WHAT THE EXERCISE ASKS –
Leave out any picture and return the remaining listing below exactly as given.

______

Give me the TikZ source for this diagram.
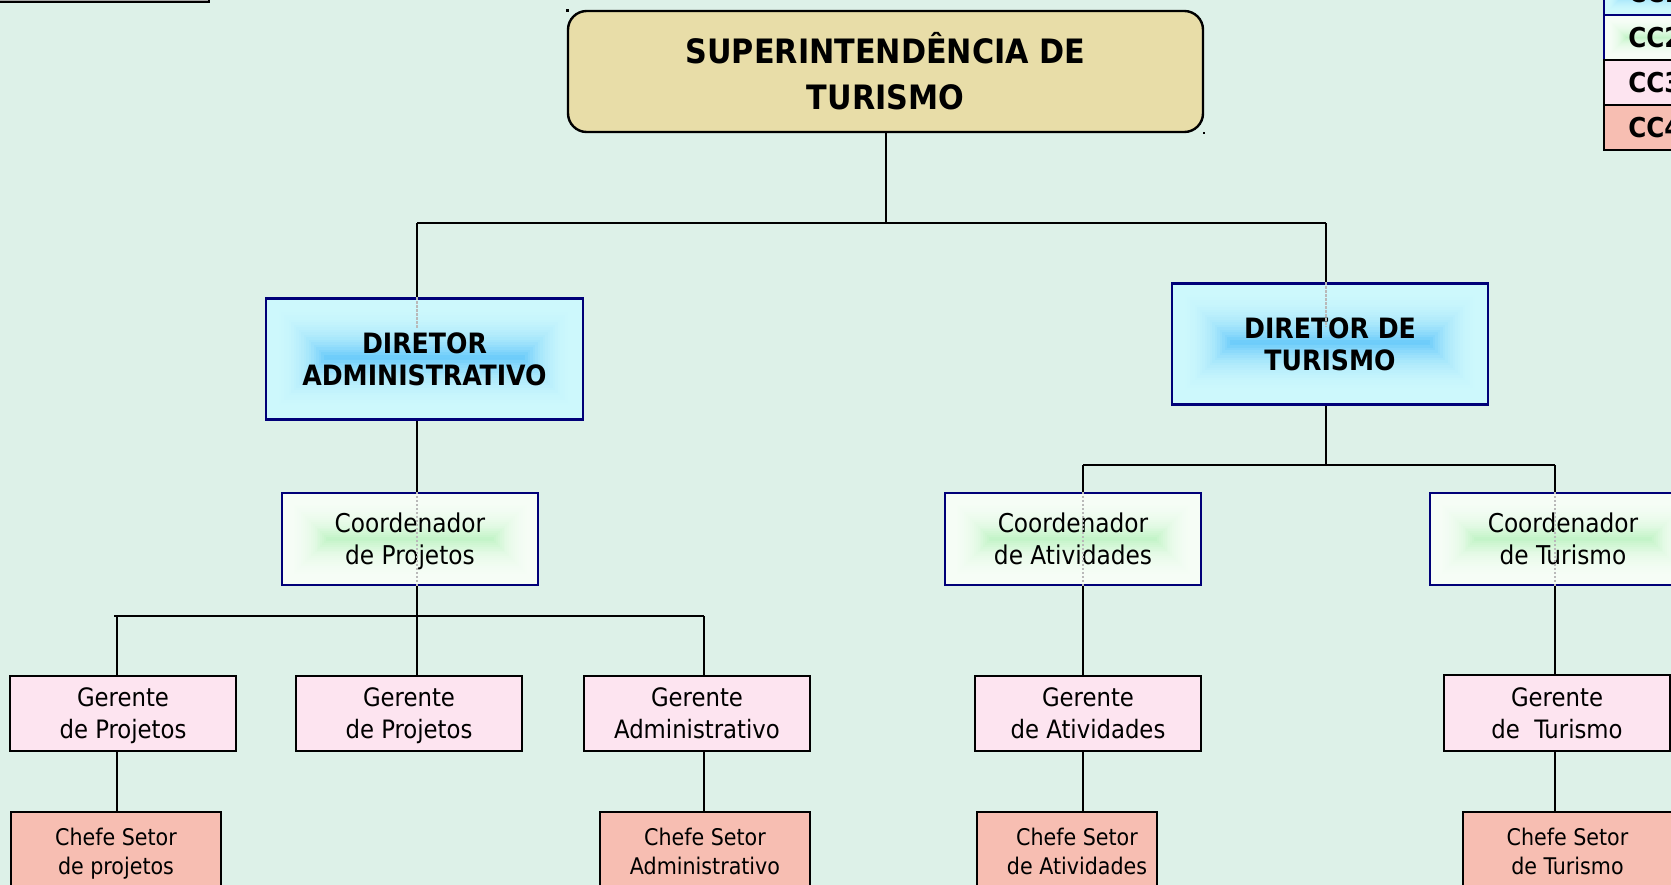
\documentclass[tikz,border=0pt]{standalone}
\usepackage{fontspec}
\setmainfont{DejaVu Sans Condensed}
\definecolor{bg}{RGB}{221,241,232}
\definecolor{tan}{RGB}{232,221,168}
\definecolor{dirE}{RGB}{205,248,252}
\definecolor{dirC}{RGB}{100,200,250}
\definecolor{coE}{RGB}{246,253,246}
\definecolor{coC}{RGB}{190,243,195}
\definecolor{pinkf}{RGB}{253,228,240}
\definecolor{salm}{RGB}{247,190,178}
\definecolor{navyb}{RGB}{0,0,120}
\newcommand\glowbox[6]{%
  \fill[#5] (#1,#2) rectangle (#3,#4);
  \pgfmathsetmacro\hh{(#4-#2)/2}
  \foreach \k in {1,...,24}{
    \pgfmathsetmacro\ins{\hh*\k/24}
    \pgfmathtruncatemacro\pc{100*(\k/24)^2.6}
    \fill[#6!\pc!#5] ({#1+\ins},{#2+\ins}) rectangle ({#3-\ins},{#4-\ins});
  }}
\begin{document}
\begin{tikzpicture}[x=0.75pt,y=-0.75pt,
  conn/.style={line width=1.5pt},
  ghost/.style={draw=gray!55, line width=1pt, dash pattern=on 2pt off 1pt},
  sz/.style 2 args={minimum width={#1*0.75pt}, minimum height={#2*0.75pt}},
  basebox/.style={inner sep=0pt, align=center, font=\fontsize{19}{24}\selectfont},
  titlebox/.style={basebox, draw, line width=1.8pt, fill=tan, rounded corners=14pt, font=\fontsize{25.2}{34.5}\selectfont\bfseries},
  dirbox/.style={basebox, draw=navyb, line width=1.8pt, font=\fontsize{21}{24}\selectfont\bfseries},
  coordbox/.style={basebox, text depth=0pt, draw=navyb, line width=1.8pt, font=\fontsize{19.4}{24}\selectfont},
  gerbox/.style={basebox, text depth=0pt, draw, line width=1.5pt, fill=pinkf},
  chefbox/.style={basebox, text depth=0pt, draw, line width=1.5pt, fill=salm, font=\fontsize{17.2}{22}\selectfont},
  legnavy/.style={basebox, draw=navyb, line width=1.5pt, font=\fontsize{20.5}{24}\selectfont\bfseries},
  legblack/.style={basebox, draw, line width=1.5pt, font=\fontsize{20.5}{24}\selectfont\bfseries}
]
\useasboundingbox[fill=bg] (0,0) rectangle (1671,885);

% top-left cut box
\draw[fill=white, line width=1pt] (-10,-20) rectangle (209,2);
\draw[gray!70, line width=0.75pt] (-10,0.3) -- (207.3,0.3) -- (207.3,-20);

% legend
\glowbox{1604}{-30}{1706}{15}{dirE}{dirC}
\node[legnavy, sz={102}{45}] (cc1) at (1655,-7.5) {CC1};
\glowbox{1604}{15}{1706}{60}{coE}{coC}
\node[legnavy, sz={102}{45}] (cc2) at (1655,37.5) {CC2};
\node[legblack, fill=pinkf, sz={102}{45}] (cc3) at (1655,82.5) {CC3};
\node[legblack, fill=salm, sz={102}{45}] (cc4) at (1655,127.5) {CC4};

% title
\node[titlebox, sz={635}{121}] (sup) at (885.5,71.5) {SUPERINTENDÊNCIA DE\\TURISMO};
\fill (566,9) rectangle (568.5,11.5);
\fill (1202.5,131.5) rectangle (1205,134);

% directors
\glowbox{266}{297}{583}{418}{dirE}{dirC}
\node[dirbox, sz={317}{121}] (dadm) at (424.5,359) {DIRETOR\\ADMINISTRATIVO};
\glowbox{1172}{282}{1488}{403}{dirE}{dirC}
\node[dirbox, sz={316}{121}] (dtur) at (1330,344) {DIRETOR DE\\TURISMO};

% coordinators
\glowbox{282}{493}{538}{585}{coE}{coC}
\node[coordbox, sz={256}{92}] (cproj) at (410,539) {Coordenador\\de Projetos};
\glowbox{945}{493}{1201}{585}{coE}{coC}
\node[coordbox, sz={256}{92}] (catv) at (1073,539) {Coordenador\\de Atividades};
\glowbox{1430}{493}{1696}{585}{coE}{coC}
\node[coordbox, sz={266}{92}] (ctur) at (1563,539) {Coordenador\\de Turismo};

% managers
\node[gerbox, sz={226}{75}] (g1) at (123,713.5) {Gerente\\de Projetos};
\node[gerbox, sz={226}{75}] (g2) at (409,713.5) {Gerente\\de Projetos};
\node[gerbox, sz={226}{75}] (g3) at (697,713.5) {Gerente\\Administrativo};
\node[gerbox, sz={226}{75}] (gatv) at (1088,713.5) {Gerente\\de Atividades};
\node[gerbox, sz={226}{76}] (gtur) at (1557,713) {Gerente\\de~ Turismo};

% section heads
\node[chefbox, sz={210}{78}] (ch1) at (116,851) {Chefe Setor\\de projetos};
\node[chefbox, sz={210}{78}] (ch3) at (705,851) {Chefe Setor\\Administrativo};
\node[chefbox, sz={180}{78}] (chatv) at (1067,851) {\hspace*{15pt}Chefe Setor\\\hspace*{15pt}de Atividades};
\node[chefbox, sz={209}{78}] (chtur) at (1567.5,851) {Chefe Setor\\de Turismo};

% connectors
\coordinate (h1L) at (417,223);
\coordinate (h1R) at (1326,223);
\coordinate (h2L) at (1083,465);
\coordinate (h2R) at (1555,465);
\coordinate (h3L) at (117,616);
\coordinate (h3R) at (704,616);
\coordinate (h3S) at (114,616);

\draw[conn] (sup.south) -- (sup.south |- h1L);
\draw[conn] (h1L) -- (h1R);
\draw[conn] (h1L) -- (h1L |- dadm.north);
\draw[conn] (h1R) -- (h1R |- dtur.north);
\draw[conn] (h1L |- dadm.south) -- (h1L |- cproj.north);
\draw[conn] (h1R |- dtur.south) -- (h1R |- h2L);
\draw[conn] (h2L) -- (h2R);
\draw[conn] (h2L) -- (h2L |- catv.north);
\draw[conn] (h2R) -- (h2R |- ctur.north);
\draw[conn] (h1L |- cproj.south) -- (h1L |- g2.north);
\draw[conn] (h3S) -- (h3R);
\draw[conn] (h3L) -- (h3L |- g1.north);
\draw[conn] (h3R) -- (h3R |- g3.north);
\draw[conn] (h3L |- g1.south) -- (h3L |- ch1.north);
\draw[conn] (h3R |- g3.south) -- (h3R |- ch3.north);
\draw[conn] (h2L |- catv.south) -- (h2L |- gatv.north);
\draw[conn] (h2L |- gatv.south) -- (h2L |- chatv.north);
\draw[conn] (h2R |- ctur.south) -- (h2R |- gtur.north);
\draw[conn] (h2R |- gtur.south) -- (h2R |- chtur.north);

% faint continuation of connectors inside boxes
\draw[ghost] (h1L |- dadm.north) -- ++(0,31);
\draw[ghost] (h1R |- dtur.north) -- ++(0,45);
\draw[ghost] (h1L |- cproj.north) -- (h1L |- cproj.south);
\draw[ghost] (h2L |- catv.north) -- (h2L |- catv.south);
\draw[ghost] (h2R |- ctur.north) -- (h2R |- ctur.south);
\end{tikzpicture}
\end{document}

______

TASK OUTPUT –
Give me the TikZ source for this diagram.
\documentclass[tikz,border=0pt]{standalone}
\usepackage{fontspec}
\setmainfont{DejaVu Sans Condensed}
\definecolor{bg}{RGB}{221,241,232}
\definecolor{tan}{RGB}{232,221,168}
\definecolor{dirE}{RGB}{205,248,252}
\definecolor{dirC}{RGB}{100,200,250}
\definecolor{coE}{RGB}{246,253,246}
\definecolor{coC}{RGB}{190,243,195}
\definecolor{pinkf}{RGB}{253,228,240}
\definecolor{salm}{RGB}{247,190,178}
\definecolor{navyb}{RGB}{0,0,120}
\newcommand\glowbox[6]{%
  \fill[#5] (#1,#2) rectangle (#3,#4);
  \pgfmathsetmacro\hh{(#4-#2)/2}
  \foreach \k in {1,...,24}{
    \pgfmathsetmacro\ins{\hh*\k/24}
    \pgfmathtruncatemacro\pc{100*(\k/24)^2.6}
    \fill[#6!\pc!#5] ({#1+\ins},{#2+\ins}) rectangle ({#3-\ins},{#4-\ins});
  }}
\begin{document}
\begin{tikzpicture}[x=0.75pt,y=-0.75pt,
  conn/.style={line width=1.5pt},
  ghost/.style={draw=gray!55, line width=1pt, dash pattern=on 2pt off 1pt},
  sz/.style 2 args={minimum width={#1*0.75pt}, minimum height={#2*0.75pt}},
  basebox/.style={inner sep=0pt, align=center, font=\fontsize{19}{24}\selectfont},
  titlebox/.style={basebox, draw, line width=1.8pt, fill=tan, rounded corners=14pt, font=\fontsize{25.2}{34.5}\selectfont\bfseries},
  dirbox/.style={basebox, draw=navyb, line width=1.8pt, font=\fontsize{21}{24}\selectfont\bfseries},
  coordbox/.style={basebox, text depth=0pt, draw=navyb, line width=1.8pt, font=\fontsize{19.4}{24}\selectfont},
  gerbox/.style={basebox, text depth=0pt, draw, line width=1.5pt, fill=pinkf},
  chefbox/.style={basebox, text depth=0pt, draw, line width=1.5pt, fill=salm, font=\fontsize{17.2}{22}\selectfont},
  legnavy/.style={basebox, draw=navyb, line width=1.5pt, font=\fontsize{20.5}{24}\selectfont\bfseries},
  legblack/.style={basebox, draw, line width=1.5pt, font=\fontsize{20.5}{24}\selectfont\bfseries}
]
\useasboundingbox[fill=bg] (0,0) rectangle (1671,885);

% top-left cut box
\draw[fill=white, line width=1pt] (-10,-20) rectangle (209,2);
\draw[gray!70, line width=0.75pt] (-10,0.3) -- (207.3,0.3) -- (207.3,-20);

% legend
\glowbox{1604}{-30}{1706}{15}{dirE}{dirC}
\node[legnavy, sz={102}{45}] (cc1) at (1655,-7.5) {CC1};
\glowbox{1604}{15}{1706}{60}{coE}{coC}
\node[legnavy, sz={102}{45}] (cc2) at (1655,37.5) {CC2};
\node[legblack, fill=pinkf, sz={102}{45}] (cc3) at (1655,82.5) {CC3};
\node[legblack, fill=salm, sz={102}{45}] (cc4) at (1655,127.5) {CC4};

% title
\node[titlebox, sz={635}{121}] (sup) at (885.5,71.5) {SUPERINTENDÊNCIA DE\\TURISMO};
\fill (566,9) rectangle (568.5,11.5);
\fill (1202.5,131.5) rectangle (1205,134);

% directors
\glowbox{266}{297}{583}{418}{dirE}{dirC}
\node[dirbox, sz={317}{121}] (dadm) at (424.5,359) {DIRETOR\\ADMINISTRATIVO};
\glowbox{1172}{282}{1488}{403}{dirE}{dirC}
\node[dirbox, sz={316}{121}] (dtur) at (1330,344) {DIRETOR DE\\TURISMO};

% coordinators
\glowbox{282}{493}{538}{585}{coE}{coC}
\node[coordbox, sz={256}{92}] (cproj) at (410,539) {Coordenador\\de Projetos};
\glowbox{945}{493}{1201}{585}{coE}{coC}
\node[coordbox, sz={256}{92}] (catv) at (1073,539) {Coordenador\\de Atividades};
\glowbox{1430}{493}{1696}{585}{coE}{coC}
\node[coordbox, sz={266}{92}] (ctur) at (1563,539) {Coordenador\\de Turismo};

% managers
\node[gerbox, sz={226}{75}] (g1) at (123,713.5) {Gerente\\de Projetos};
\node[gerbox, sz={226}{75}] (g2) at (409,713.5) {Gerente\\de Projetos};
\node[gerbox, sz={226}{75}] (g3) at (697,713.5) {Gerente\\Administrativo};
\node[gerbox, sz={226}{75}] (gatv) at (1088,713.5) {Gerente\\de Atividades};
\node[gerbox, sz={226}{76}] (gtur) at (1557,713) {Gerente\\de~ Turismo};

% section heads
\node[chefbox, sz={210}{78}] (ch1) at (116,851) {Chefe Setor\\de projetos};
\node[chefbox, sz={210}{78}] (ch3) at (705,851) {Chefe Setor\\Administrativo};
\node[chefbox, sz={180}{78}] (chatv) at (1067,851) {\hspace*{15pt}Chefe Setor\\\hspace*{15pt}de Atividades};
\node[chefbox, sz={209}{78}] (chtur) at (1567.5,851) {Chefe Setor\\de Turismo};

% connectors
\coordinate (h1L) at (417,223);
\coordinate (h1R) at (1326,223);
\coordinate (h2L) at (1083,465);
\coordinate (h2R) at (1555,465);
\coordinate (h3L) at (117,616);
\coordinate (h3R) at (704,616);
\coordinate (h3S) at (114,616);

\draw[conn] (sup.south) -- (sup.south |- h1L);
\draw[conn] (h1L) -- (h1R);
\draw[conn] (h1L) -- (h1L |- dadm.north);
\draw[conn] (h1R) -- (h1R |- dtur.north);
\draw[conn] (h1L |- dadm.south) -- (h1L |- cproj.north);
\draw[conn] (h1R |- dtur.south) -- (h1R |- h2L);
\draw[conn] (h2L) -- (h2R);
\draw[conn] (h2L) -- (h2L |- catv.north);
\draw[conn] (h2R) -- (h2R |- ctur.north);
\draw[conn] (h1L |- cproj.south) -- (h1L |- g2.north);
\draw[conn] (h3S) -- (h3R);
\draw[conn] (h3L) -- (h3L |- g1.north);
\draw[conn] (h3R) -- (h3R |- g3.north);
\draw[conn] (h3L |- g1.south) -- (h3L |- ch1.north);
\draw[conn] (h3R |- g3.south) -- (h3R |- ch3.north);
\draw[conn] (h2L |- catv.south) -- (h2L |- gatv.north);
\draw[conn] (h2L |- gatv.south) -- (h2L |- chatv.north);
\draw[conn] (h2R |- ctur.south) -- (h2R |- gtur.north);
\draw[conn] (h2R |- gtur.south) -- (h2R |- chtur.north);

% faint continuation of connectors inside boxes
\draw[ghost] (h1L |- dadm.north) -- ++(0,31);
\draw[ghost] (h1R |- dtur.north) -- ++(0,45);
\draw[ghost] (h1L |- cproj.north) -- (h1L |- cproj.south);
\draw[ghost] (h2L |- catv.north) -- (h2L |- catv.south);
\draw[ghost] (h2R |- ctur.north) -- (h2R |- ctur.south);
\end{tikzpicture}
\end{document}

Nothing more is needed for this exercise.